The transition from PDF to live reports is easier than it sounds. The process is: connect your data sources, configure the report layout and KPI goals for each client, and share the private link. Most agencies can migrate their entire client base in a day or two.

The communication to clients does not need to be complicated. Something like: “We have moved to a live reporting format. Instead of a monthly PDF, your report is now available at this link anytime. It updates automatically. You will still receive a monthly summary email, but the link is always current.” That is usually enough.

Tools like ReportLayer generate live, branded client report links automatically. Each client gets their own private URL that refreshes daily. You share the link once, and it works every month without any manual work on your end. The report carries your agency branding throughout, so clients see your logo and colors, not the tool behind it.

See what a live client report looks like before setting one up for your own clients.

Live client report showing GA4, Search Console, and Ads data with agency branding

Frequently Asked Questions

Do clients need to create an account to view a live report?

Not with a well-designed tool. The client receives a private link that opens directly to their report. No signup, no login, no exposure to the reporting platform. They click, they see their data.

Can I still send a monthly email alongside the live report?

Yes, and most agencies do. The monthly email includes the live report link, a short summary of what happened, and any highlights for the upcoming period.
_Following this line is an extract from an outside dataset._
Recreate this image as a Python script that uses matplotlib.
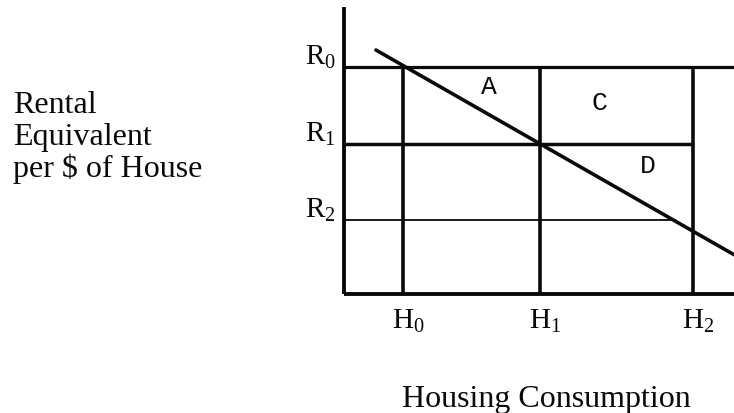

The email triggers the client to check the report. The report delivers the data. Both serve a purpose.

What happens to the report link when data is updated?

The link stays the same. Only the data changes. When a client bookmarks the link, they can return to it at any time and see the most recent data. There is nothing to update or re-share after the initial setup.

Is a live report less secure than a PDF?

Both have security considerations. A PDF can be forwarded to anyone and is not revocable. A live report link can also be shared, but access can be revoked if needed. The risk profile is similar. The more relevant consideration is whether the report contains genuinely sensitive business data, and in most agency reporting contexts, the metrics shown are not sensitive enough to require strict access controls.

How do I handle clients who specifically request a PDF?

Export a snapshot from the live report and send it as a one-off. But treat the live link as the primary reporting artifact and the PDF as a secondary export for specific requests. Most clients who initially ask for a PDF stop asking after a few months of having a live link that is clearly easier to use.